Engine and body selection for Random Positioning Machine(RPM)

I am developing a Random Positioning Machine (RPM) to simulate and test microgravity environments. I previously followed a 3D-printed design that utilized FS90R continuous rotation servos, but my requirements are much more demanding. I need to run this experiment continuously for 72 hours (3 days).

I have already tried using MG90S and MG996R servos, but they were neither effective nor durable enough for long-term continuous operation. They suffer from overheating and jitter issues over time. I am now considering switching to Stepper Motors (NEMA 17) for better torque and reliability, but I have a few concerns:

  1. Weight & Structural Integrity: Stepper motors are significantly heavier than servos. I am unsure if a 3D-printed frame can handle the weight and vibration of two NEMA 17 motors over 72 hours. Should I transition to a metal/aluminum frame, or would a belt-driven system (keeping the motors stationary or off-axis) be a better approach to reduce the load on the moving parts?

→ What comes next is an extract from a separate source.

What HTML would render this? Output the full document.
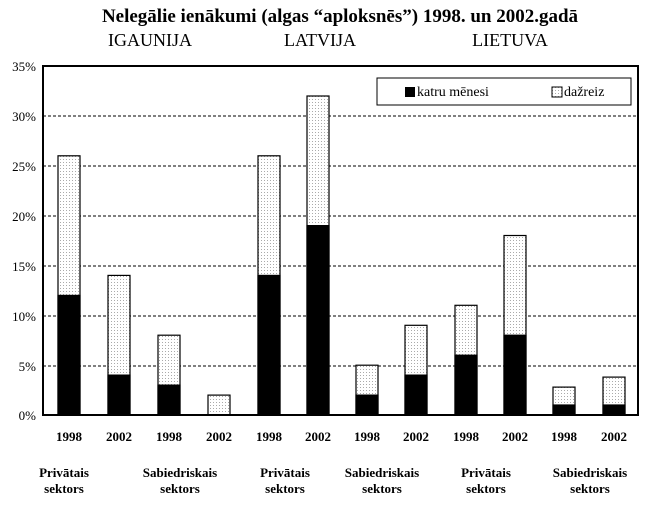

  2. Mechanical Design: How should I approach the design to ensure the inner frame can rotate freely without putting excessive stress on the motor shafts?

  3. Measuring Microgravity: Can I accurately measure or verify the simulated microgravity using an accelerometer (like the MPU6050)? Is a standard IMU sufficient for this purpose, or are there more specialized sensors I should consider?

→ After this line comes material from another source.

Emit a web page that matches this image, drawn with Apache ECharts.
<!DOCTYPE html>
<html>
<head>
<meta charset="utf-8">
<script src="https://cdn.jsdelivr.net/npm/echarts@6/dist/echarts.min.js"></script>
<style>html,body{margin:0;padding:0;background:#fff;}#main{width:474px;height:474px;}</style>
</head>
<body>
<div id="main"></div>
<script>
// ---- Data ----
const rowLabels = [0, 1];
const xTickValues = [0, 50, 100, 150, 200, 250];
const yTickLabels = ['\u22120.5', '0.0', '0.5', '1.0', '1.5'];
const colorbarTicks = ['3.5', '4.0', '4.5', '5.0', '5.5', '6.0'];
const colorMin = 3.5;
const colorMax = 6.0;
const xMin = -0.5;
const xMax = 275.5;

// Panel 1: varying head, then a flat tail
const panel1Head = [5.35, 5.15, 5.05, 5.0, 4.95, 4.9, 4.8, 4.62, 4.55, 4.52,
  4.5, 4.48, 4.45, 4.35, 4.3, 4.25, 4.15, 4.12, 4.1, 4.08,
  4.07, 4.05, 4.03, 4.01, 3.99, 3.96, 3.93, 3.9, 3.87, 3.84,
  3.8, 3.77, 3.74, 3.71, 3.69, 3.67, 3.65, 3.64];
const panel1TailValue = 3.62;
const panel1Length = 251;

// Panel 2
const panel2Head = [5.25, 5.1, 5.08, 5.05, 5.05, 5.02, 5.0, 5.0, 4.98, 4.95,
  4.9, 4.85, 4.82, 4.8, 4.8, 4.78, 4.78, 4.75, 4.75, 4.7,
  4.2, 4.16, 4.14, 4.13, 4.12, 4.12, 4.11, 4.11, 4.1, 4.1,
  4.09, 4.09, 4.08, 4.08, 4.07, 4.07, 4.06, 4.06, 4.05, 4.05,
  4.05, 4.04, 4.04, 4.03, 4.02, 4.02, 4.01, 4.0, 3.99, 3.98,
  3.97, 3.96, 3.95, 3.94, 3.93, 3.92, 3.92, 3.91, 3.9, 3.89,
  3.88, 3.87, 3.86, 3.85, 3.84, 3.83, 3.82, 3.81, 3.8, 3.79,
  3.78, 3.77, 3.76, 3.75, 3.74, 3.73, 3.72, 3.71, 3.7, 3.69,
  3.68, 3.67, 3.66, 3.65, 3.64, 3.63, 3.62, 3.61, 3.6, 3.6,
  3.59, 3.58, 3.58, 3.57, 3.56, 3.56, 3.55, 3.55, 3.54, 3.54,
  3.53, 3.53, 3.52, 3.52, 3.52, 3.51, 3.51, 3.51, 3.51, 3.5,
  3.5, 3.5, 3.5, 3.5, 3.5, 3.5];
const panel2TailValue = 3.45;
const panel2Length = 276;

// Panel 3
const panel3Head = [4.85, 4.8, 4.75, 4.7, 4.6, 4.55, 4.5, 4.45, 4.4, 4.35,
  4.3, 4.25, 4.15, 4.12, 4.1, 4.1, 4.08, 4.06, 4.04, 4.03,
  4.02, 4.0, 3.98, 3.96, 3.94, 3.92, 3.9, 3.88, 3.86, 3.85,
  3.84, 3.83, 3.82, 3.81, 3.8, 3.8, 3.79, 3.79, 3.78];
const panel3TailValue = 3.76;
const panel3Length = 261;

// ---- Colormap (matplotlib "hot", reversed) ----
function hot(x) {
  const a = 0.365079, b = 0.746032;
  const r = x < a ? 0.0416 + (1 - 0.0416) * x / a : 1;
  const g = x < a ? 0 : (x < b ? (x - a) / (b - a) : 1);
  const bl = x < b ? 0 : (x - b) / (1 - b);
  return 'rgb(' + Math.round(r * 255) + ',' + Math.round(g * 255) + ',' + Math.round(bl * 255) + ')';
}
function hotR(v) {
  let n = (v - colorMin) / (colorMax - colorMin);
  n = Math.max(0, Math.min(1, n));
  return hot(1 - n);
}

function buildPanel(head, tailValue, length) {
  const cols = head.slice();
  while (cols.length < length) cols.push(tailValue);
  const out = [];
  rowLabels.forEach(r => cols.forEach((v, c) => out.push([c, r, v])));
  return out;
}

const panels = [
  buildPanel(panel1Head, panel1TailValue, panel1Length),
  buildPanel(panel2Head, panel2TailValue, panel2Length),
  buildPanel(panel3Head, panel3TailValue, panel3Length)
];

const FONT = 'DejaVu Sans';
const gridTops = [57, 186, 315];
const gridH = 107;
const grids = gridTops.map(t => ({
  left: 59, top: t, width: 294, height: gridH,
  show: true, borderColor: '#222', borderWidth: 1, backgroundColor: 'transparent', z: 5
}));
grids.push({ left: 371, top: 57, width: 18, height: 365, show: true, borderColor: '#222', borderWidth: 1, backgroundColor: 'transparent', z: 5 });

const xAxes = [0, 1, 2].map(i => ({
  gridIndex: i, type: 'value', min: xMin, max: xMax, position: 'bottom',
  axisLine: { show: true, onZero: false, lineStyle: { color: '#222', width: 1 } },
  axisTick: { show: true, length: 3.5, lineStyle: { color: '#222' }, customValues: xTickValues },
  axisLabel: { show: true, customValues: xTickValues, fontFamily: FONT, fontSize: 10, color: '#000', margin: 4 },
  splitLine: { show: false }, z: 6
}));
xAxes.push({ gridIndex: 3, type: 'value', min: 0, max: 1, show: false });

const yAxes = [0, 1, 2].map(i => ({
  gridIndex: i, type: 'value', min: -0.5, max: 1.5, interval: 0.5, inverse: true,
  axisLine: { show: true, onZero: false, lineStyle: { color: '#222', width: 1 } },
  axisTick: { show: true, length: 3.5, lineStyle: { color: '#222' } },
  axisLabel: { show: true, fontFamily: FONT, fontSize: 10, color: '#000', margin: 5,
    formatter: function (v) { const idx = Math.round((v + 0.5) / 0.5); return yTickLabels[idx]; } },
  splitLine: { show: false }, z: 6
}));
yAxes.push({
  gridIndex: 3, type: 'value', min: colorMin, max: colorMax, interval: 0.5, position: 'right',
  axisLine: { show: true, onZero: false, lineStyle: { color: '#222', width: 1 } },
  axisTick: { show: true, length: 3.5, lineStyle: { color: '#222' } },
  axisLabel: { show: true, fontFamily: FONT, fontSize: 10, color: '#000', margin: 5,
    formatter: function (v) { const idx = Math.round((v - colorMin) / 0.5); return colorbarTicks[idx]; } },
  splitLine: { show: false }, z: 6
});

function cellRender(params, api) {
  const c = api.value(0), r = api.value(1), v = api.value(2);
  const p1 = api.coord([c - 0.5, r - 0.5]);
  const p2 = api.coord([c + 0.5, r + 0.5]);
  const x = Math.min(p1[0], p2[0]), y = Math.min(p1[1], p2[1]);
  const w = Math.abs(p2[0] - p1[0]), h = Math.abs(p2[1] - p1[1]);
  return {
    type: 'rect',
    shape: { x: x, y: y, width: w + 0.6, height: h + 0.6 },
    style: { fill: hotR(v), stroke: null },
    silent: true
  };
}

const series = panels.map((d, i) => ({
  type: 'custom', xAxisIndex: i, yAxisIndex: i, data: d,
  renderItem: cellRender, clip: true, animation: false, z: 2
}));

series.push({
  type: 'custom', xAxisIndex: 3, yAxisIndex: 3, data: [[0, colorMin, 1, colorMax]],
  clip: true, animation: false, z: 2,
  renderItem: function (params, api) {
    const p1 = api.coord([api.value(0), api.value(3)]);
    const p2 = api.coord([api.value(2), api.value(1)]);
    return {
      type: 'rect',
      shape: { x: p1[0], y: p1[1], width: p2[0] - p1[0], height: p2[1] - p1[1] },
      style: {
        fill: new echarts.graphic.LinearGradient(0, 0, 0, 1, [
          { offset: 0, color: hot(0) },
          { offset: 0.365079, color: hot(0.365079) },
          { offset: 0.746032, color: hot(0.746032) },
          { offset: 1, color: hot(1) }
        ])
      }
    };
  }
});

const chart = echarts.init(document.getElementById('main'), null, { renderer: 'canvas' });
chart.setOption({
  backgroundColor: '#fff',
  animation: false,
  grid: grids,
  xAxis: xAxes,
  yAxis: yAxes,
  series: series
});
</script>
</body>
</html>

  4. Simulation: Is there a way to simulate the RPM’s motion profile or the resulting gravity vectors before building the physical prototype?

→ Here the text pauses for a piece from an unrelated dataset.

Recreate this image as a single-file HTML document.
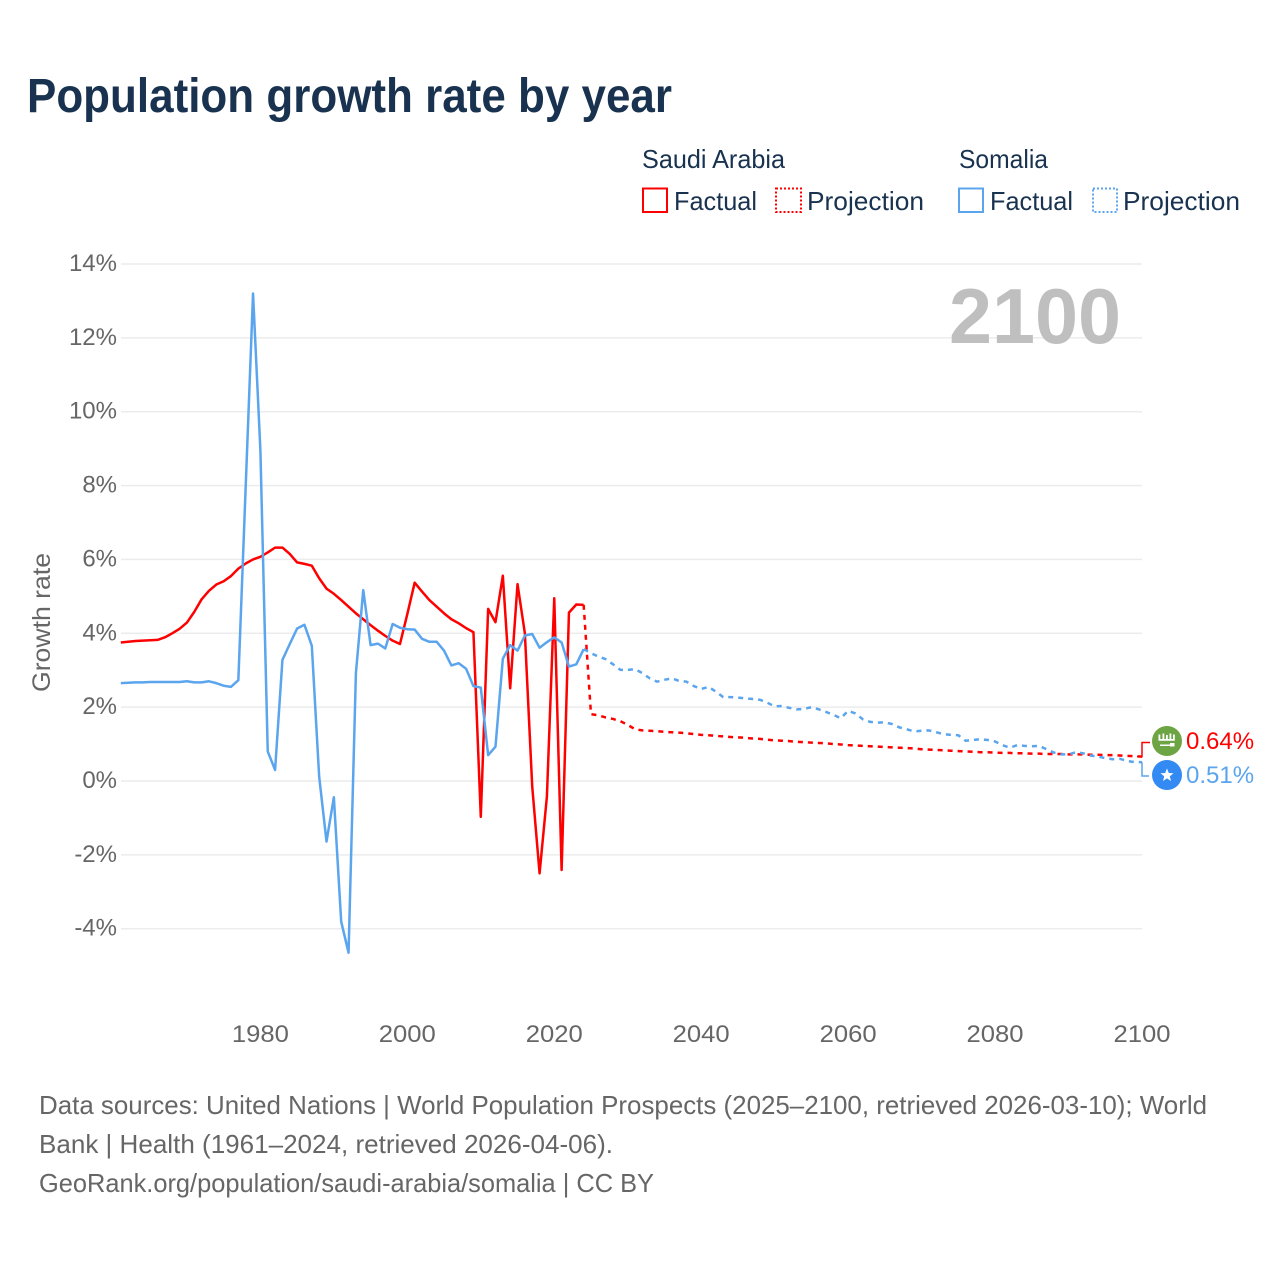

  5. For better understanding : https://www.youtube.com/watch?v=Wz8sjB6MxHA&lc=UgwBTe0DjozxPRrxCD14AaABAg.AVGwxJA2XgjAVHA9UJ054o

Hey there, @Pnar316931, and welcome to the forum. Glad to have you here.

I think moving away from hobby servos is the right call. From the technical data on the parts we stock, the stronger NEMA 17 option here is this Pololu stepper, and it sits in the usual NEMA 17 class with a 42 mm face, 5 mm shaft, about 285 g weight, and 3.7 kg·cm holding torque. That’s enough to be worth considering, but I’d still avoid using the motor shaft as the main structural support for the rotating frame.

On the control side, a TB6600 stepper driver is a reasonable match for NEMA 17 motors in this range. The technical data shows it supports 9–42 V supply, adjustable current, microstepping, and it’s commonly used with NEMA 17s, so it’s a sensible starting point for continuous operation.